A stronger reason for not using the mean with ordinal data is that its value depends on conventions on coding. Numerical codes such as 1, 2, 3, 4 are usually just chosen for simplicity or convenience, but in principle they could equally well be 1, 23, 456, 7890 as far as corresponding to a defined order as concerned. Taking the mean in either case would involving taking those conventions literally (namely, as if the numbers were not arbitrary, but justifiable), and there are no rigorous grounds for doing that. You need an interval scale in which equal differences between values can be taken literally to justify taking means. That I take to be the main argument, but as already indicated people often ignore it and deliberately, because they find means useful, whatever measurement theorists say.
But often also people are asked (say) on a scale of 1 to 5, how do you rate something?
Examples abound: websites, sports, other kinds of competitions and indeed education. Here people are being shown a scale and being asked to use it.
It is widely understood that non-integers make sense, but you are just being allowed to use integers as a convention. Is this ordinal scale? Some say yes, some say no. Otherwise put, part of the problem is that what is ordinal scale is itself a fuzzy or debated area.
Consider again grades for academic work, say E to A. Often such grades are also treated numerically, say as 1 to 5, and routinely people calculate averages for students, courses, schools, etc. and do further analyses of such data. While it remains true that any mapping to numeric scores is arbitrary but acceptable so long as it preserves order, nevertheless in practice people assigning and receiving the grades know that scores have numeric equivalents and know that grades will be averaged.
One pragmatic reason for using means is that medians and modes are often poor summaries of the information in the data. Suppose you have a scale running from strongly disagree to strongly agree and for convenience code those points 1 to 5. Now imagine one sample coded 1, 1, 2, 2, 2 and another 1, 2, 2, 4, 5. Now raise your hands if you think that median and mode are the only justifiable summaries because it's an ordinal scale.
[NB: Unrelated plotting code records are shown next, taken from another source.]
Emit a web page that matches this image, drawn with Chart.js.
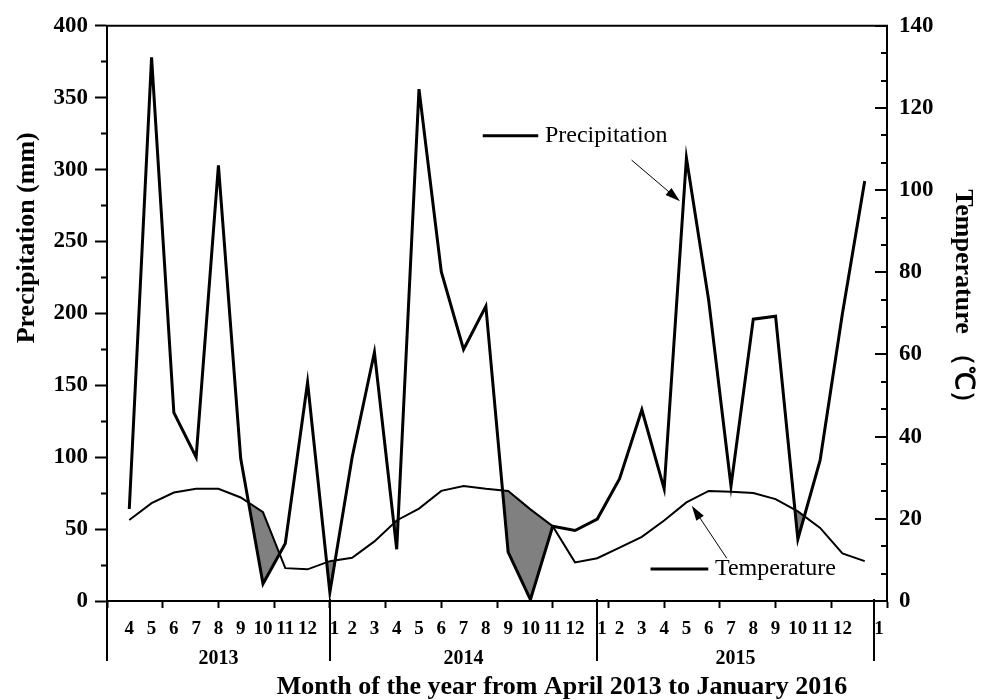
<!DOCTYPE html>
<html>
<head>
<meta charset="utf-8">
<title>Precipitation and temperature, April 2013 – January 2016</title>
<script src="https://cdn.jsdelivr.net/npm/chart.js@4.4.1/dist/chart.umd.min.js"></script>
<style>
  html, body { margin: 0; padding: 0; background: #fff; }
  #wrap { width: 983px; height: 700px; }
  canvas { display: block; }
</style>
</head>
<body>
<div id="wrap"><canvas id="chart" width="983" height="700"></canvas></div>
<script>
// Month numbers along the time axis (April 2013 .. January 2016)
const monthLabels = [
  '4', '5', '6', '7', '8', '9', '10', '11', '12',
  '  1', '2', '3', '4', '5', '6', '7', '8', '9', '10', '11', '12',
  '  1', '2', '3', '4', '5', '6', '7', '8', '9', '10', '11', '12',
  '      1'
];

// Monthly precipitation (mm)
const precipitation = [
  64, 378, 131, 100, 303, 99, 12, 40, 152,
  6, 100, 173, 36, 356, 229, 175, 205, 34, 1, 52, 49,
  57, 85, 133, 78, 308, 209, 80, 196, 198, 43, 98, 200,
  292
];

// Monthly mean temperature (°C)
const temperature = [
  19.7, 23.8, 26.4, 27.3, 27.3, 25.2, 21.6, 8.0, 7.7,
  9.7, 10.5, 14.5, 19.6, 22.5, 26.8, 28.0, 27.3, 26.8, 22.3, 18.2, 9.4,
  10.4, 13.0, 15.6, 19.6, 24.0, 26.8, 26.6, 26.3, 24.8, 21.8, 17.8, 11.6,
  9.7
];

// Year groups under the month row and the month positions that separate them
const yearLabels = ['2013', '2014', '2015'];
const yearBounds = [0, 10, 22, 34.4];

// Axis ranges and tick spacing
const xRange = [0, 35];
const xTickStep = 2.5;
const precipTicks = { max: 400, major: 50, minor: 25 };
const tempTicks = { max: 140, major: 20, minor: 20 / 3 };

const SERIF = '"Liberation Serif", "Times New Roman", serif';
const toPoints = arr => arr.map((v, i) => ({ x: i + 1, y: v }));
const isStep = v => Math.abs(v / xTickStep - Math.round(v / xTickStep)) < 1e-9;

// Text labels with arrows, anchored in data units
const notes = [
  { text: 'Precipitation', axis: 'y', lineFrom: 16.86, lineTo: 19.35, level: 323.5, textAt: 19.65,
    arrowFrom: [23.54, 306.6], arrowTo: [25.71, 278] },
  { text: 'Temperature', axis: 'y1', lineFrom: 24.39, lineTo: 26.98, level: 7.76, textAt: 27.28,
    arrowFrom: [27.81, 10.4], arrowTo: [26.24, 23.2] }
];

function drawArrow(ctx, x1, y1, x2, y2) {
  const head = 15, half = 4.5;
  const a = Math.atan2(y2 - y1, x2 - x1);
  ctx.lineWidth = 1;
  ctx.beginPath();
  ctx.moveTo(x1, y1);
  ctx.lineTo(x2 - (head - 2) * Math.cos(a), y2 - (head - 2) * Math.sin(a));
  ctx.stroke();
  ctx.beginPath();
  ctx.moveTo(x2, y2);
  ctx.lineTo(x2 - head * Math.cos(a) + half * Math.sin(a), y2 - head * Math.sin(a) - half * Math.cos(a));
  ctx.lineTo(x2 - head * Math.cos(a) - half * Math.sin(a), y2 - head * Math.sin(a) + half * Math.cos(a));
  ctx.closePath();
  ctx.fill();
}

const decorations = {
  id: 'decorations',
  afterDraw(chart) {
    const { ctx, chartArea: a, scales } = chart;
    const x = scales.x, y1 = scales.y1;
    ctx.save();
    ctx.strokeStyle = '#000';
    ctx.fillStyle = '#000';
    ctx.lineCap = 'butt';

    // top edge of the plot frame
    ctx.lineWidth = 2;
    ctx.beginPath();
    ctx.moveTo(a.left - 1, a.top);
    ctx.lineTo(a.right + 1, a.top);
    ctx.stroke();

    // temperature axis ticks point into the plot
    y1.ticks.forEach(t => {
      const py = Math.round(y1.getPixelForValue(t.value));
      const len = t.label ? 12 : 6;
      ctx.beginPath();
      ctx.moveTo(a.right - len, py);
      ctx.lineTo(a.right, py);
      ctx.stroke();
    });

    // year separators below the time axis
    yearBounds.forEach(v => {
      const px = Math.round(x.getPixelForValue(v));
      ctx.beginPath();
      ctx.moveTo(px, a.bottom - 2);
      ctx.lineTo(px, a.bottom + 60);
      ctx.stroke();
    });

    // axis titles
    ctx.textAlign = 'center';
    ctx.textBaseline = 'middle';
    ctx.font = 'bold 26px ' + SERIF;
    ctx.save();
    ctx.translate(a.left - 80, a.top + 212);
    ctx.rotate(-Math.PI / 2);
    ctx.fillText('Precipitation (mm)', 0, 0);
    ctx.restore();

    ctx.save();
    ctx.translate(a.right + 76, a.top + 277);
    ctx.rotate(Math.PI / 2);
    ctx.fillText('Temperature （℃）', 0, 0);
    ctx.restore();

    ctx.fillText('Month of the year from April 2013 to January 2016', a.left + 455, a.bottom + 86);

    // series labels with pointer arrows
    ctx.font = '24px ' + SERIF;
    ctx.textAlign = 'left';
    notes.forEach(n => {
      const ys = scales[n.axis];
      const ly = ys.getPixelForValue(n.level);
      ctx.lineWidth = 3;
      ctx.beginPath();
      ctx.moveTo(x.getPixelForValue(n.lineFrom), ly);
      ctx.lineTo(x.getPixelForValue(n.lineTo), ly);
      ctx.stroke();
      ctx.fillText(n.text, x.getPixelForValue(n.textAt), ly);
      drawArrow(ctx,
        x.getPixelForValue(n.arrowFrom[0]), ys.getPixelForValue(n.arrowFrom[1]),
        x.getPixelForValue(n.arrowTo[0]), ys.getPixelForValue(n.arrowTo[1]));
    });
    ctx.restore();
  }
};

new Chart(document.getElementById('chart'), {
  type: 'line',
  data: {
    datasets: [
      {
        label: 'Precipitation',
        data: toPoints(precipitation),
        xAxisID: 'x',
        yAxisID: 'y',
        borderColor: '#000',
        borderWidth: 3,
        borderJoinStyle: 'miter',
        pointRadius: 0,
        tension: 0,
        // shade the months where the rainfall curve drops under the temperature curve
        fill: { target: 1, above: 'rgba(0,0,0,0)', below: '#808080' }
      },
      {
        label: 'Temperature',
        data: toPoints(temperature),
        xAxisID: 'x',
        yAxisID: 'y1',
        borderColor: '#000',
        borderWidth: 2,
        borderJoinStyle: 'miter',
        pointRadius: 0,
        tension: 0,
        fill: false
      }
    ]
  },
  options: {
    responsive: false,
    animation: false,
    devicePixelRatio: 1,
    events: [],
    layout: { padding: { top: 22, right: 0, bottom: 25, left: 0 } },
    plugins: {
      legend: { display: false },
      tooltip: { enabled: false },
      filler: { drawTime: 'beforeDatasetsDraw' }
    },
    scales: {
      x: {
        type: 'linear',
        position: 'bottom',
        weight: 0,
        min: xRange[0],
        max: xRange[1],
        afterBuildTicks(scale) {
          const vals = new Set();
          for (let v = xRange[0]; v <= xRange[1] + 1e-9; v += xTickStep) vals.add(Math.round(v * 10) / 10);
          monthLabels.forEach((_, i) => vals.add(i + 1));
          scale.ticks = [...vals].sort((p, q) => p - q).map(v => ({ value: v }));
        },
        afterFit(scale) { scale.height = 38; },
        ticks: {
          autoSkip: false,
          maxRotation: 0,
          minRotation: 0,
          padding: 10,
          color: '#000',
          font: { family: SERIF, size: 19, weight: 'bold' },
          callback(v) {
            return Number.isInteger(v) && v >= 1 && v <= monthLabels.length ? monthLabels[v - 1] : '';
          }
        },
        grid: {
          display: true,
          drawOnChartArea: false,
          tickLength: 7,
          tickWidth: 2,
          tickColor: c => (c.tick && isStep(c.tick.value)) ? '#000' : 'rgba(0,0,0,0)'
        },
        border: { display: true, color: '#000', width: 2 }
      },
      xYear: {
        type: 'linear',
        position: 'bottom',
        weight: 1,
        min: xRange[0],
        max: xRange[1],
        afterBuildTicks(scale) {
          scale.ticks = yearLabels.map((_, i) => ({ value: (yearBounds[i] + yearBounds[i + 1]) / 2 }));
        },
        afterFit(scale) { scale.height = 36; },
        ticks: {
          autoSkip: false,
          maxRotation: 0,
          padding: 8,
          color: '#000',
          font: { family: SERIF, size: 20, weight: 'bold' },
          callback: (v, i) => yearLabels[i]
        },
        grid: { display: false, drawTicks: false },
        border: { display: false }
      },
      y: {
        type: 'linear',
        position: 'left',
        min: 0,
        max: precipTicks.max,
        afterBuildTicks(scale) {
          const t = [];
          for (let v = 0; v <= precipTicks.max; v += precipTicks.minor) t.push({ value: v });
          scale.ticks = t;
        },
        afterFit(scale) { scale.width = 107; },
        ticks: {
          autoSkip: false,
          padding: 7,
          color: '#000',
          font: { family: SERIF, size: 23, weight: 'bold' },
          callback: v => (v % precipTicks.major === 0 ? String(v) : '')
        },
        grid: {
          display: true,
          drawOnChartArea: false,
          tickLength: 12,
          tickWidth: 2,
          tickColor: '#000',
          tickBorderDash: c => (c.tick && c.tick.value % precipTicks.major !== 0) ? [0, 6, 8] : []
        },
        border: { display: true, color: '#000', width: 2 }
      },
      y1: {
        type: 'linear',
        position: 'right',
        min: 0,
        max: tempTicks.max,
        afterBuildTicks(scale) {
          const t = [];
          const n = Math.round(tempTicks.max / tempTicks.minor);
          for (let k = 0; k <= n; k++) t.push({ value: k * tempTicks.minor });
          scale.ticks = t;
        },
        afterFit(scale) { scale.width = 96; },
        ticks: {
          autoSkip: false,
          padding: 12,
          color: '#000',
          font: { family: SERIF, size: 23, weight: 'bold' },
          callback(v) {
            const r = Math.round(v);
            return Math.abs(v - r) < 1e-6 && r % tempTicks.major === 0 ? String(r) : '';
          }
        },
        grid: { display: false, drawTicks: false },
        border: { display: true, color: '#000', width: 2 }
      }
    }
  },
  plugins: [decorations]
});
</script>
</body>
</html>
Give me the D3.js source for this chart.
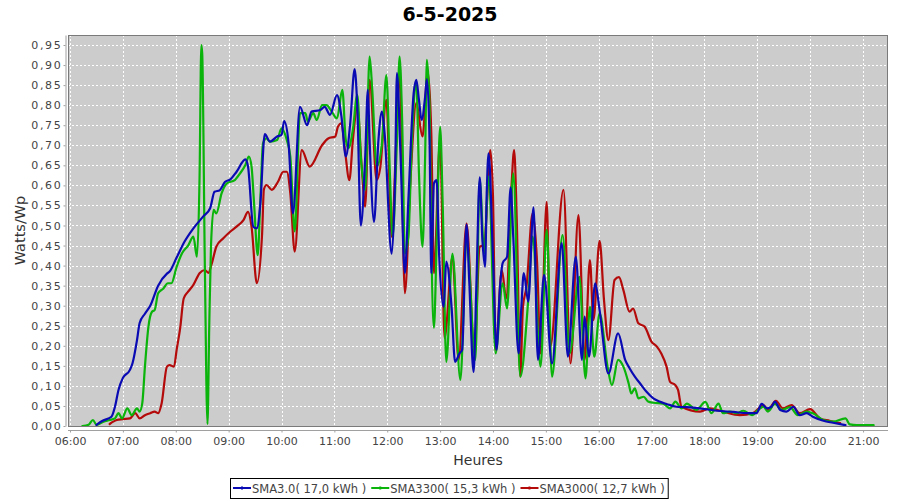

Now raise your hands if you find the mean useful too, regardless of whether sums are well defined, etc.
Naturally, the mean would be a hypersensitive summary if the codes were the squares or cubes of 1 to 5, say, and that might not be what you want. (If your aim is to identify high-fliers quickly it might be exactly what you want!) But that's precisely why conventional coding with successive integer codes is a practical choice, because it often works quite well in practice. That is not an argument which carries any weight with measurement theorists, nor should it, but data analysts should be interested in producing information-rich summaries.
I agree with anyone who says: use the entire distribution of grade frequencies, but that is not the point at issue.